Dynamic Quantization not reducing model size

Raghav_Gurbaxani · October 30, 2019, 3:19am

Hi

I am trying to use the quantize_dynamic module, but the size of the quantized model is the same as the original model in my case.

import os
import torch
from craft import CRAFT
trained_model='craft_mlt_25k.pth'

def print_size_of_model(model):
    torch.save(model.state_dict(), "temp.p")
    print('Size (MB):', os.path.getsize("temp.p")/1e6)
    os.remove('temp.p')
    
from collections import OrderedDict
def copyStateDict(state_dict):
    if list(state_dict.keys())[0].startswith("module"):
        start_idx = 1
    else:
        start_idx = 0
    new_state_dict = OrderedDict()
    for k, v in state_dict.items():
        name = ".".join(k.split(".")[start_idx:])
        new_state_dict[name] = v
    return new_state_dict

net = CRAFT()     # initialize
net.load_state_dict(copyStateDict(torch.load(trained_model, map_location='cpu')))
net.eval()
print_size_of_model(net)
quantized = torch.quantization.quantize_dynamic(net, dtype=torch.qint8)
print_size_of_model(quantized)

Size of both original and quantized model is 83.14 MB. Why doesn’t the model size change ?
Any suggestions would be appreciated

Similarily when I tried to quantize the pretrained model ResNet18 model from torchvision, size only changed from 46 MB to 45 MB.

raghuramank100 · October 30, 2019, 7:26am

Hi,
Dynamic quantization only helps in reducing the model size for models that use Linear and LSTM modules. For the case of resnet18, the model consists of conv layers which do not have dynamic quantization support yet. For your model, can you check if it has linear layers?

Raghav_Gurbaxani · November 2, 2019, 6:27pm

@raghuramank100
Thanks for your response.
But dynamic quantization is able to reduce model size from 553 MB to 182 MB, while VGG16 is mostly convolution layers, why such a drastic change then ?

jerryzh168 · December 18, 2019, 12:39am

it’s probably because most of the weights are in the last few Linear layers?

raghuramank100 · December 19, 2019, 4:26am

Yes, for the case of VGG16, the last two fc layers contain the bulk of the weights.

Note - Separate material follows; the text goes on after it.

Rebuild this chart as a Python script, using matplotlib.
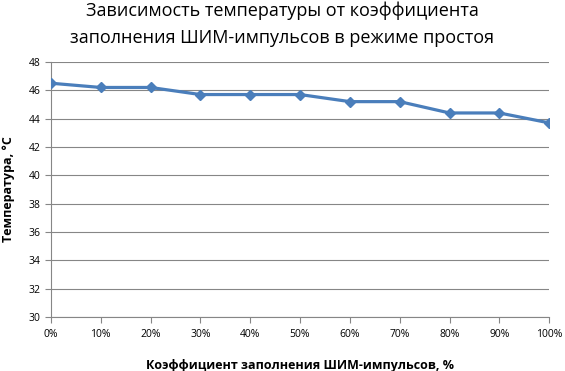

Sagar_Gupta · June 2, 2020, 1:38pm

Hi,
I am trying to quantize a BERT but the size is not reducing, I wonder why, Can someone help me?

Here is the code snippet:-

import torch as torch

import os

from transformers.modeling_bert import BertConfig, BertForPreTraining, load_tf_weights_in_bert, BertModel

tf_checkpoint_path="./distlang/"
bert_config_file = “./config.json”
pytorch_dump_path="./distlangpytorch/"

device = “cpu”

torch.backends.quantized.engine = ‘qnnpack’

qconfig = torch.quantization.get_default_qconfig(‘fbgemm’)

print(qconfig)
config = BertConfig.from_json_file(bert_config_file)
print(“Building PyTorch model from configuration: {}”.format(str(config)))
model = BertModel.from_pretrained("./distlangpytorch/")

model.to(device)

torch.quantization.prepare(model)

quantized_model=torch.quantization.convert(model)

def print_size_of_model(model):
torch.save(model.state_dict(), “temp.p”)
print(‘Size (MB):’, os.path.getsize(“temp.p”)/1e6)
os.remove(‘temp.p’)

print_size_of_model(model)
print_size_of_model(quantized_model)

quantized_output_dir = “./quantized_model”
if not os.path.exists(quantized_output_dir):
os.makedirs(quantized_output_dir)

BOLLOJU_ARAVIND · June 3, 2020, 2:53am

Hi @Sagar_Gupta,

In this mode of quantization the model has to be calibrated(evaluate your model after prepare()) to capture the qparams (zeropoint&scale)
Which are needed to quantize the model i.e weights and all

deepak_mangla · August 19, 2020, 7:23am

Hi @BOLLOJU_ARAVIND, Can you refer some guide for doing this?

Shisho_Sama · October 14, 2020, 3:36am

Does Graph Mode quantization suffers from this issue as well? I recently tried to quantize a jit saved model and did not see any difference, the model size is nearly the same, but the forward pass has gotten worse (nearly two times slower)
What could be the underlying issue here?